While waiting for the vault to open, Benny collected money from a smaller safe and the teller’s drawers, leaving just enough to conduct business throughout the entire ordeal. There was also a rudimentary alarm system in the bank that Benny sniffed out and forced Torsey to cut, Cecil reported. 

In a rather “funny,” Robin Hood like-moment, reported by the Register, Benny ordered insurance representative John Hanten to bring his overcoat to him. 

“Bring your topcoat over here,” Benny reportedly said. “How much did it cost you? It cost $25 huh? All right, go over to the till and take out $25 for yourself.”

Once the vault opened around 10:30 a.m., Benny forced Torsey and DePuy to load a pillowcase full of money and securities, as well as some silver and the rest of the cash that was missed earlier. Forcing the two men to carry the heavy haul, Benny reportedly chuckled watching the men awkwardly carry the bags to the getaway car. 

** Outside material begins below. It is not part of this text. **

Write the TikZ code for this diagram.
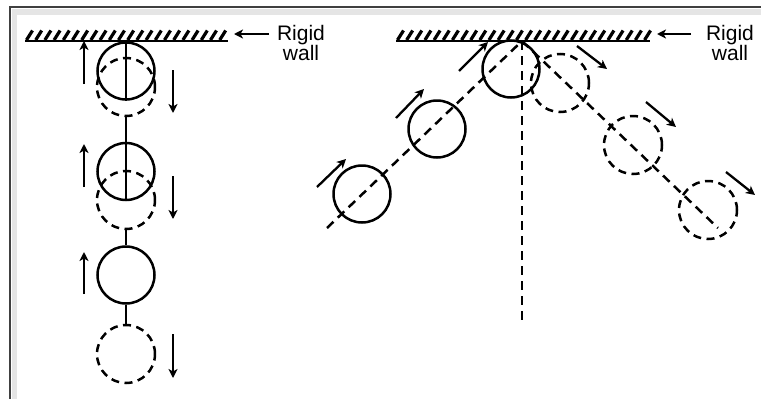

Now in the getaway car after briefly holding Torsey and DePuy hostage, the couple fled east of Brookings onto Highway 14, bound for eastern Minnesota, the Register reported. To keep authorities from chasing them, Estelle spread roofing nails on the road near the intersection of Sixth Street and Medary Ave., Cecil reported. 

It was later found that the bandits escaped with $17,592 (worth $344,690 today), “plus stocks valued at more than $16,000,” Cecil reported. The funds from the heist were never recovered by authorities. 

Afterward

The manhunt following the heist was extensive. The FBI tracked the couple on a wild chase that spread throughout much of the Midwest. Cecil’s book dives much deeper into Benny and Estell’s exploits after the heist. 

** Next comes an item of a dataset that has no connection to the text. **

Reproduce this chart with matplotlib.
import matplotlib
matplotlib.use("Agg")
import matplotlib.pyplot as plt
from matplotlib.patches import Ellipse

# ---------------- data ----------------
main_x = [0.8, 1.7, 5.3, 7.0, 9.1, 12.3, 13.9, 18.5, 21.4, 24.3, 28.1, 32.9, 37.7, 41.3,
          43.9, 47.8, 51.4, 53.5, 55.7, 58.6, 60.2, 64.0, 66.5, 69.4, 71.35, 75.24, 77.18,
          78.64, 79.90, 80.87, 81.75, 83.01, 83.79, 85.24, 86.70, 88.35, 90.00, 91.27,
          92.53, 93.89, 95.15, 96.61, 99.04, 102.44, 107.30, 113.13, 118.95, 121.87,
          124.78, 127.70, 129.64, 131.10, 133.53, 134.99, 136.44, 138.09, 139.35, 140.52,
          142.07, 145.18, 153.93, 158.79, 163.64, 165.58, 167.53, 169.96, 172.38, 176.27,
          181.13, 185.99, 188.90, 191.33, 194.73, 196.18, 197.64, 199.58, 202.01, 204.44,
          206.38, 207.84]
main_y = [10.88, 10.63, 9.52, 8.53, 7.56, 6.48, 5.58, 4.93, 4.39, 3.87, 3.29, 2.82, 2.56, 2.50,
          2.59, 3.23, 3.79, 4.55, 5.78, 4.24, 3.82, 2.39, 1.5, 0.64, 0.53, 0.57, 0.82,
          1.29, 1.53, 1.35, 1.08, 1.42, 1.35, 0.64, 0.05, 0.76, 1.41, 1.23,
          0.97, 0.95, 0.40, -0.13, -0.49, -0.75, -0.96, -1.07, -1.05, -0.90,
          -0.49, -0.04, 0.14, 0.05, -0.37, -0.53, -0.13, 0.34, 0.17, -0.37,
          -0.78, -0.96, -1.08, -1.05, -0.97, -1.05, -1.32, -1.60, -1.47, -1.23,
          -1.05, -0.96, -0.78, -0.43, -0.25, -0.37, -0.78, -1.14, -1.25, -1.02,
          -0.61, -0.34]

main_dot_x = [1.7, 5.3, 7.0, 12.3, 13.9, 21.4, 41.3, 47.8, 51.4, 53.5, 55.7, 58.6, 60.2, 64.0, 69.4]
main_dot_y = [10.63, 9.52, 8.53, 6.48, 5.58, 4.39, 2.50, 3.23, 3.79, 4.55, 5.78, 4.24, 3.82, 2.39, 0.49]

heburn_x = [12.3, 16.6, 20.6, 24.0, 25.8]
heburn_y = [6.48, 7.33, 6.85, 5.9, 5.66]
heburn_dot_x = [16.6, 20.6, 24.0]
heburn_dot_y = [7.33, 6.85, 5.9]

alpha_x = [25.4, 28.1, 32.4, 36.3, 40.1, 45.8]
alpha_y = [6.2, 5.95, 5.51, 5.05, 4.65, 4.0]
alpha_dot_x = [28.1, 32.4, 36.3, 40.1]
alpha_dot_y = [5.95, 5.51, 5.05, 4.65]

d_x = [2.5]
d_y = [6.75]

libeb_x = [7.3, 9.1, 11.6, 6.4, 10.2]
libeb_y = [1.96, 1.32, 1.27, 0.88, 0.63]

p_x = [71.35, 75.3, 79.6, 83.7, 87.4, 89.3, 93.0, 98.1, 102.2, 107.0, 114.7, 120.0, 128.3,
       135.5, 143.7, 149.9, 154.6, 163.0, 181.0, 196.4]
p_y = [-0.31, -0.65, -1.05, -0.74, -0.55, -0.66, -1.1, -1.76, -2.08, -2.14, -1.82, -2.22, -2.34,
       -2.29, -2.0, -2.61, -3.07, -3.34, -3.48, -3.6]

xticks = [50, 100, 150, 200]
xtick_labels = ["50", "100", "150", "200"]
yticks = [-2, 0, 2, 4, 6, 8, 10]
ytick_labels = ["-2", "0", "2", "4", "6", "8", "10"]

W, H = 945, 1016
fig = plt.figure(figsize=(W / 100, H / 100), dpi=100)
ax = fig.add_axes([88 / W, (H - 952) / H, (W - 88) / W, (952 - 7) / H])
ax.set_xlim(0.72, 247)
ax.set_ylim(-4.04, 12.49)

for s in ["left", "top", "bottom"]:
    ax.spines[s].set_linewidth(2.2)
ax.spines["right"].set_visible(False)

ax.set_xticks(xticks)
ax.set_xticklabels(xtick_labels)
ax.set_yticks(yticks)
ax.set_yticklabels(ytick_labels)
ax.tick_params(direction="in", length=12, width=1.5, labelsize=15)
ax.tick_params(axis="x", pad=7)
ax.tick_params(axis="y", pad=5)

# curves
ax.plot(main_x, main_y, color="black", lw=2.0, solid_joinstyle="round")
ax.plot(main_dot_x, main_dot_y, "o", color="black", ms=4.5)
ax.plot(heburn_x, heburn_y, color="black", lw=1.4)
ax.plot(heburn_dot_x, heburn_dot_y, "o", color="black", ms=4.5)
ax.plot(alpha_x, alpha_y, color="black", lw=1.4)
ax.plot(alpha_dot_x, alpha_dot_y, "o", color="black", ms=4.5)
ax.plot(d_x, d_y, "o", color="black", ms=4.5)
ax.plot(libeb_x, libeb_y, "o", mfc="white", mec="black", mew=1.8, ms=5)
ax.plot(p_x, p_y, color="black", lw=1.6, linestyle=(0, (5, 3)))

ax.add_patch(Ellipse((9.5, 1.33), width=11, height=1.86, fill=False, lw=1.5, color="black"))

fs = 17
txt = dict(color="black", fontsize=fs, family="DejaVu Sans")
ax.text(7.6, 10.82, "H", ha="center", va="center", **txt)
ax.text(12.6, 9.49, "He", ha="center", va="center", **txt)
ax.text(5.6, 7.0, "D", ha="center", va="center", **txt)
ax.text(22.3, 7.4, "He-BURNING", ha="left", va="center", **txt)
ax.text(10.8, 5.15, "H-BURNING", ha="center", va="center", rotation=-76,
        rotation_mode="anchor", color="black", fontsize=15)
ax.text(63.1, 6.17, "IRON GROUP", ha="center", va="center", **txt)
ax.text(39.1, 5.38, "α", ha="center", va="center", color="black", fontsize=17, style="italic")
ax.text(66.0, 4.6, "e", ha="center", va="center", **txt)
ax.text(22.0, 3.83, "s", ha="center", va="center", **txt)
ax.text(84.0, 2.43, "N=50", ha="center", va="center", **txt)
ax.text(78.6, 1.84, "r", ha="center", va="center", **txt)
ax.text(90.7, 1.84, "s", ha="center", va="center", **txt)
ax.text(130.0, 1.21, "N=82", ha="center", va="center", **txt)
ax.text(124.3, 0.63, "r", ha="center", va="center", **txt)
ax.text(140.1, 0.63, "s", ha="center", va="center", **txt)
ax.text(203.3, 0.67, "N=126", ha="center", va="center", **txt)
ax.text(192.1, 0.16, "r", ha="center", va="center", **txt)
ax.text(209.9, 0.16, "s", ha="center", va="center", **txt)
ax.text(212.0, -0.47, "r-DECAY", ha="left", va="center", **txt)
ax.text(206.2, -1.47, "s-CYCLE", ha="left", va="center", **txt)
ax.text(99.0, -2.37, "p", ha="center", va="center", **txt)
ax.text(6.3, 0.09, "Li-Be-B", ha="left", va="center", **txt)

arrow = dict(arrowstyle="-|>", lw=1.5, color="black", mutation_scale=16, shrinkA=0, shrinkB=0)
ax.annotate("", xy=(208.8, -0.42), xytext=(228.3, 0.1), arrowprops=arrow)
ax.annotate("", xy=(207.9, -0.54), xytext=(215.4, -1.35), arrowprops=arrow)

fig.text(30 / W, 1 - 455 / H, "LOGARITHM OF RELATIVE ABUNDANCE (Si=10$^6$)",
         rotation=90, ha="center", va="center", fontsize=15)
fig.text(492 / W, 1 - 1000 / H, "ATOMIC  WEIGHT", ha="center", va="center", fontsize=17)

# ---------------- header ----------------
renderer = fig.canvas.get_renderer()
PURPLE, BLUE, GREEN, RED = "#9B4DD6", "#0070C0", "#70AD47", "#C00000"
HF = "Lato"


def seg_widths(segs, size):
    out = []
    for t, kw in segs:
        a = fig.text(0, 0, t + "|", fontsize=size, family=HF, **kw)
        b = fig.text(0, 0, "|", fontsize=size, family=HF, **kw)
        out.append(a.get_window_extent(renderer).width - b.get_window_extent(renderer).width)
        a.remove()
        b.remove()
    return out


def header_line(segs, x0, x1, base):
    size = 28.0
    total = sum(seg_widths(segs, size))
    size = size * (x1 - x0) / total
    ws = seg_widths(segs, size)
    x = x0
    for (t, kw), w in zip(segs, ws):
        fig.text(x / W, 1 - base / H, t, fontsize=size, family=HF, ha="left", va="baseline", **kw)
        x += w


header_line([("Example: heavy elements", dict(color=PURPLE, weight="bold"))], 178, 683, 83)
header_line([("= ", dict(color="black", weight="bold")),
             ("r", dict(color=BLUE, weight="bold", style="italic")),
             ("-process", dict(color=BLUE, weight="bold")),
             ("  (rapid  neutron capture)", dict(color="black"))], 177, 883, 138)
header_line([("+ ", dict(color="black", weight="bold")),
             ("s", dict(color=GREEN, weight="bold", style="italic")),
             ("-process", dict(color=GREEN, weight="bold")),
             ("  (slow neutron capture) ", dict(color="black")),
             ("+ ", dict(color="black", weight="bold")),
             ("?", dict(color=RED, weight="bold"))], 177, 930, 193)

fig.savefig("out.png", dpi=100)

Benny and Estelle’s odyssey came to a conclusion in St. Louis, Missouri, in the spring of April 1939, when Benny was shot outside a hamburger shop following a meeting with an FBI informant, Cecil reported. Estelle, who was sitting in the car at time, drove away, back to her mother in Kansas City, before being apprehended by FBI agents days later. This ended a year of car-crashes, gun-fire, hostages, and more bank heists. 

Estelle was extradited to South Dakota, to face bank robbery charges. She was sentenced to two concurrent 10-year sentences by a Federal District Court in Deadwood, Cecil reported. Estelle served her time in Alderson, West Virginia, before spending her remaining years in Raytown, Missouri. In 1971, then president Richard Nixon pardoned her of the crimes she committed as a teenager. She died in 1995 at the age of 72. 

The book

Cecil, a Brookings native, first became interested in this story at the ripe young age of 16, when he was working at the Ram as a dishwasher. He says that the Ram had articles and newspaper clippings of the robbery, making it the stuff more of legend. He also remembers the time before the Ram, when the building was still Northwest Security National Bank. Cecil said that he spent much of his time working the mundane job of dishwashing envisioning what the robbery was like. 

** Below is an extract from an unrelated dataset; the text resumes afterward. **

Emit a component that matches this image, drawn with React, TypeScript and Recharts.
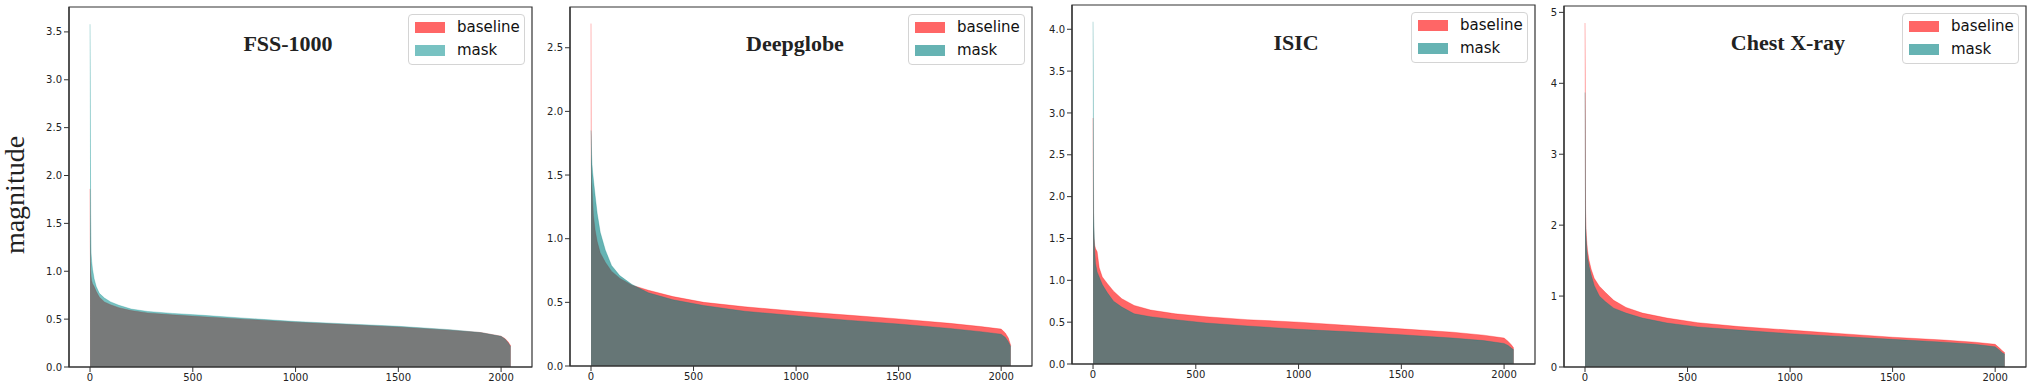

The process for finding the sources for the book was extensive. 

He tracked down relatives for both the Dickinson's and Estelle’s family, even going as far to track down Estelle herself, though he was never actually able to speak with her. 

The book was released in 2016, and now that some time had passed, Cecil still has an unanswered question: Did Ben and Estelle have a child together? He says that while speaking to Estelle’s family, a picture shown to them made them think that she looked pregnant, but he has never really been able to pinpoint it. 

As for the never-recovered money from the heist, Cecil reported in the book that Ben gambled away nearly $14,000 because that’s what Ben wrote in his notes, but Cecil has never been able to verify that Ben was a gambler. Rather, he believes that Estelle was able to recover the money at some point, as she died with a “surprising” amount of money with her estate. 

“I suspect they hid the money and she found it later,” Cecil said. “I hope she did.”